Select every line holding the word "this" and copy it.

DATA LISTING
-=-=-

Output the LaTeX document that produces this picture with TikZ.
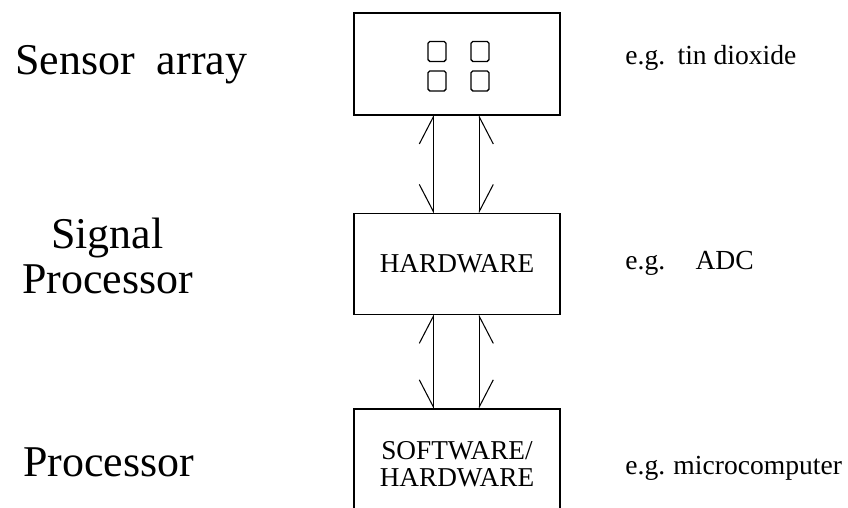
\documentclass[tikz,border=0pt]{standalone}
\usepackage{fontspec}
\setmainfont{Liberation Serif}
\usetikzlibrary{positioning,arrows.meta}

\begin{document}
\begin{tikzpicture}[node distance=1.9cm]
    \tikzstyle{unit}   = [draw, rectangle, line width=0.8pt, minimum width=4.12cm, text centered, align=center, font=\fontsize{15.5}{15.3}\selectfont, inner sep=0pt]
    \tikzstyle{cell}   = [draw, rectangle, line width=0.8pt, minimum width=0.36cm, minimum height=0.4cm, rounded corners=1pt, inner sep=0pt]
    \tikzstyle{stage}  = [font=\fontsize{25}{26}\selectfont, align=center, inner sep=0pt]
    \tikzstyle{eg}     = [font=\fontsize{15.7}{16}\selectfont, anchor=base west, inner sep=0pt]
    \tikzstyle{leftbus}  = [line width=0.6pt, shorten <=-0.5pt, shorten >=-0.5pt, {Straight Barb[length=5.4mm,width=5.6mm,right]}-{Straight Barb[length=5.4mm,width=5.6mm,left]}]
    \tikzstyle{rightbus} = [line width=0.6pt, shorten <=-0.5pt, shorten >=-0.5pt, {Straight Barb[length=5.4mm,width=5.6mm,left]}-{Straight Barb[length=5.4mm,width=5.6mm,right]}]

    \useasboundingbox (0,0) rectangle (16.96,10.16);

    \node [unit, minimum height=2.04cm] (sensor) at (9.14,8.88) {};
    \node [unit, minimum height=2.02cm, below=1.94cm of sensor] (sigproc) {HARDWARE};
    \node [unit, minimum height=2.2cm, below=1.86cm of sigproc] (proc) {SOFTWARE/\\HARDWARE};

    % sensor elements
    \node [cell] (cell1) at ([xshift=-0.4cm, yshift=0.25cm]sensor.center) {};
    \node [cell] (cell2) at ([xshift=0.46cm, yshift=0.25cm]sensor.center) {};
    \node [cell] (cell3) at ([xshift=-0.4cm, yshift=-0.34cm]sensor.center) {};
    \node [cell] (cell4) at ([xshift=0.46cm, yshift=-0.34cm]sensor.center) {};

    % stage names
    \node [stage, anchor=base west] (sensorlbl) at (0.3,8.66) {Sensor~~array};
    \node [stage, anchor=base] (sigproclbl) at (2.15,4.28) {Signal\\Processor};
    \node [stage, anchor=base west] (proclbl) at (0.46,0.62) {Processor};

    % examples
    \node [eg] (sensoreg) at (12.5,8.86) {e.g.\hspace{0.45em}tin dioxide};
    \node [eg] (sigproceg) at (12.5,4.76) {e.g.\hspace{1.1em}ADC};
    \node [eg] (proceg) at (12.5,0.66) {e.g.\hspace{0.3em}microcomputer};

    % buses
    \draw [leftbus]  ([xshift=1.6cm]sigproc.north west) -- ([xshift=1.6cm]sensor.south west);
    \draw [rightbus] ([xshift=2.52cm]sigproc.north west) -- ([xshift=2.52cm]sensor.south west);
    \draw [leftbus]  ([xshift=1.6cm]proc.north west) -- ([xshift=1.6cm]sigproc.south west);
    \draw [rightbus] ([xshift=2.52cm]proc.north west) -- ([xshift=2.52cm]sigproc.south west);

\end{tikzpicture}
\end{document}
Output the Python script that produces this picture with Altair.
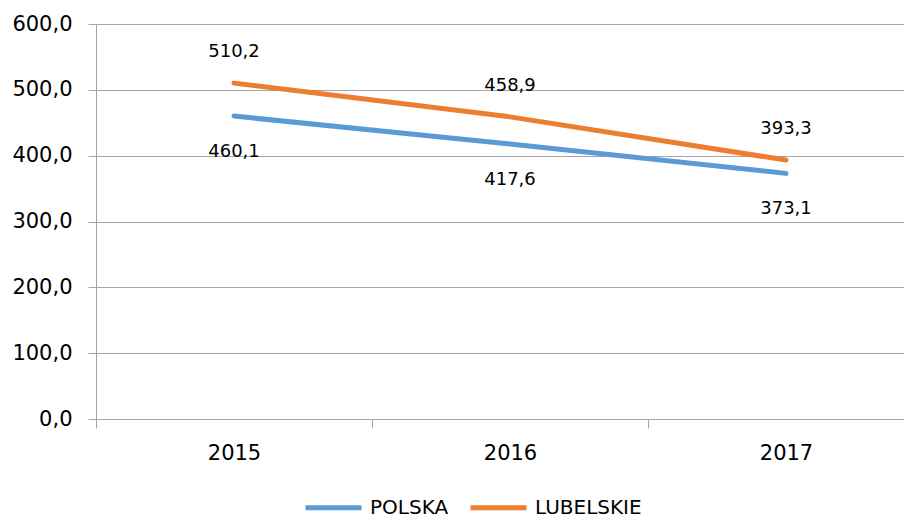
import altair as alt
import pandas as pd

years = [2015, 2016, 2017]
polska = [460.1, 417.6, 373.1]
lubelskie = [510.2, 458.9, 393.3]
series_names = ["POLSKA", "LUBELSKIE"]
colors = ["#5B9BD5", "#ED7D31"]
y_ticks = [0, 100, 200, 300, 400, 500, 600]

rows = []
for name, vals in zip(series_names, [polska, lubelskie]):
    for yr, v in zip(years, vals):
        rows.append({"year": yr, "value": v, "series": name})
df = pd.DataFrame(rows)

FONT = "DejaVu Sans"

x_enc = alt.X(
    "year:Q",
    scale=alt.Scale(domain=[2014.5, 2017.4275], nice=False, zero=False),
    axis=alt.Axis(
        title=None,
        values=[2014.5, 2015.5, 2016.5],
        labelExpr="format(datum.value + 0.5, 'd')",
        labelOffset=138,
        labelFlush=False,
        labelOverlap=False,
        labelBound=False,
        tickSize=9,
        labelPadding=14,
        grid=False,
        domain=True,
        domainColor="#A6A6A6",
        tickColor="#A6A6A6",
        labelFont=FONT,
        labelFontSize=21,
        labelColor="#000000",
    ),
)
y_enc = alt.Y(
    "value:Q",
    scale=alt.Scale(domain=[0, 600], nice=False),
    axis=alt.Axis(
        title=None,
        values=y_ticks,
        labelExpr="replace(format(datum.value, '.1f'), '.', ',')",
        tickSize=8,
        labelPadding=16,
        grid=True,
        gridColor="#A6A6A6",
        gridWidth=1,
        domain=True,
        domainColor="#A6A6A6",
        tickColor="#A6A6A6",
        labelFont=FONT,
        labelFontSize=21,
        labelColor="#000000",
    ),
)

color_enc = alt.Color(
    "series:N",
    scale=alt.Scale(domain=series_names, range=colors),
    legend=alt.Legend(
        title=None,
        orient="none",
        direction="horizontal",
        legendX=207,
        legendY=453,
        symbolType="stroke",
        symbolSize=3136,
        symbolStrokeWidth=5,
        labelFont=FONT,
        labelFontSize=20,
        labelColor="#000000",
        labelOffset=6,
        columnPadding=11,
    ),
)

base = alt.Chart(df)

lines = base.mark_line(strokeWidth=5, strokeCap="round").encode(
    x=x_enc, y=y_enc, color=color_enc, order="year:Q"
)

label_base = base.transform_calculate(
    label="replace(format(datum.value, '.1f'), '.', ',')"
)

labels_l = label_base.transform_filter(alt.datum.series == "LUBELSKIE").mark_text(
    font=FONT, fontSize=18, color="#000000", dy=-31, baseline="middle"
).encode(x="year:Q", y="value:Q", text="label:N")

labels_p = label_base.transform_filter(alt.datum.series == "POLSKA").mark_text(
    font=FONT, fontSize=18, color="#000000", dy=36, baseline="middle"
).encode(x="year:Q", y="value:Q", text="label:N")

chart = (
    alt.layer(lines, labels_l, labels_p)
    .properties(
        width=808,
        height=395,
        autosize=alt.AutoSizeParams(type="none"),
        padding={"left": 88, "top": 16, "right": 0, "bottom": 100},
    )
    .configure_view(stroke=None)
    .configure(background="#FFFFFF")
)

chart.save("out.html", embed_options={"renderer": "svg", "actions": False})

-=-=-

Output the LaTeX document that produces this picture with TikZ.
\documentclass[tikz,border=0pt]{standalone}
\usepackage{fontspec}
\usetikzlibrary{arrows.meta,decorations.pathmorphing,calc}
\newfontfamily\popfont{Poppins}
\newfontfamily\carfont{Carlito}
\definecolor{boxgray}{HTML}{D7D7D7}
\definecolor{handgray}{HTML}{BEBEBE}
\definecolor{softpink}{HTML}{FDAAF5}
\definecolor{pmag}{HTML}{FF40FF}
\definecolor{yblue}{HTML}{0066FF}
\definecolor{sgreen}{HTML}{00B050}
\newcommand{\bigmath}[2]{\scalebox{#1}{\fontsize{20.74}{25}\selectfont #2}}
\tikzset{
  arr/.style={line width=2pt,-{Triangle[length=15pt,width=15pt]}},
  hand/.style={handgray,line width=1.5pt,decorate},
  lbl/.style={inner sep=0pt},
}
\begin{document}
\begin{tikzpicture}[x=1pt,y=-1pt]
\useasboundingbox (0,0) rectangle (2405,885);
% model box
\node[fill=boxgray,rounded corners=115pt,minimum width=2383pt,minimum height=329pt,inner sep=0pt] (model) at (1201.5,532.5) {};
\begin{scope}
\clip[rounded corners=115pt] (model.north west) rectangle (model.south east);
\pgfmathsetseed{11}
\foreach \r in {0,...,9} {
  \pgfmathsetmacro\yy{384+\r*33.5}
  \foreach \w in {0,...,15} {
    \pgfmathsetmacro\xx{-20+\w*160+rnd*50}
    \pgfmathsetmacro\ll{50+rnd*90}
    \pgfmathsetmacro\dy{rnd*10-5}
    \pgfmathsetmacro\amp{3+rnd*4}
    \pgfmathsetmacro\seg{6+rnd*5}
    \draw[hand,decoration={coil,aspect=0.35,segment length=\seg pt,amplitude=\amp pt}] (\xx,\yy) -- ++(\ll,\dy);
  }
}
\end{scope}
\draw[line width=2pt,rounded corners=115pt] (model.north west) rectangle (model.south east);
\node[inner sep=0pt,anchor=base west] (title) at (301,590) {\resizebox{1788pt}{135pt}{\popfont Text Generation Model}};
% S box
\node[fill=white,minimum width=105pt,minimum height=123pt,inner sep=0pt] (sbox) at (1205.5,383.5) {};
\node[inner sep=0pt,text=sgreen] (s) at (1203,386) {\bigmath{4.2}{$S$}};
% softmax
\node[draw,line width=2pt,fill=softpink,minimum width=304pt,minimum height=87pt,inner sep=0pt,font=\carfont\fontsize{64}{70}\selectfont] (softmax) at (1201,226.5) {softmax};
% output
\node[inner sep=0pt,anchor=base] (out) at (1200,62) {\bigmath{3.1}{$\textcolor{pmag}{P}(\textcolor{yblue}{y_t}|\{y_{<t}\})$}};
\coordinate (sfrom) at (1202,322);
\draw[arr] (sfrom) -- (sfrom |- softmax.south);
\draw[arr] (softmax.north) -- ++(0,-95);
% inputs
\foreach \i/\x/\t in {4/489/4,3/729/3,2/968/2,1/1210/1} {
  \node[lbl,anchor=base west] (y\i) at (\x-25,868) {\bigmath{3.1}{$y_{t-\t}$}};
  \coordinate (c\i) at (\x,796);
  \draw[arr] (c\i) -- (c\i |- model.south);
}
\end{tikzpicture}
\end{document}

-=-=-

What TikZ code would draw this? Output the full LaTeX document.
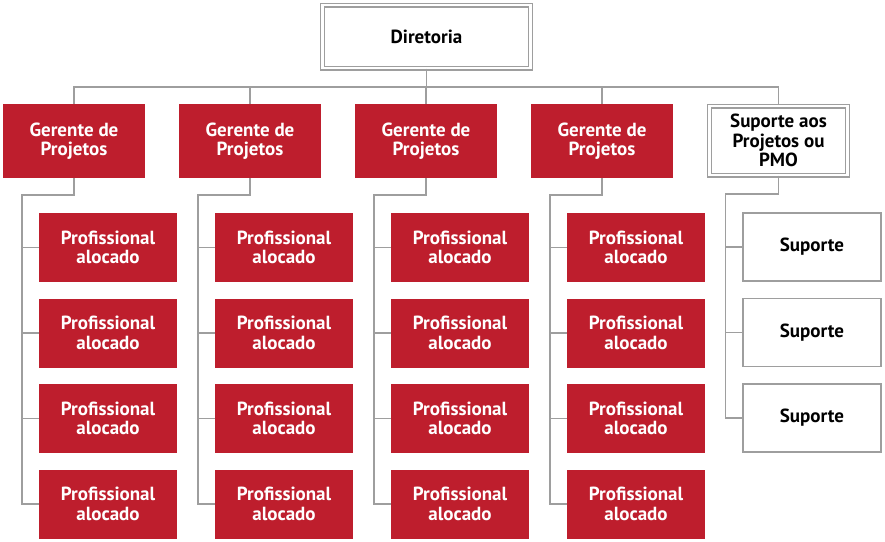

-=-=-

FULL ANSWER
Output the LaTeX document that produces this picture with TikZ.
Output the Python script that produces this picture with Altair.
Output the LaTeX document that produces this picture with TikZ.
What TikZ code would draw this? Output the full LaTeX document.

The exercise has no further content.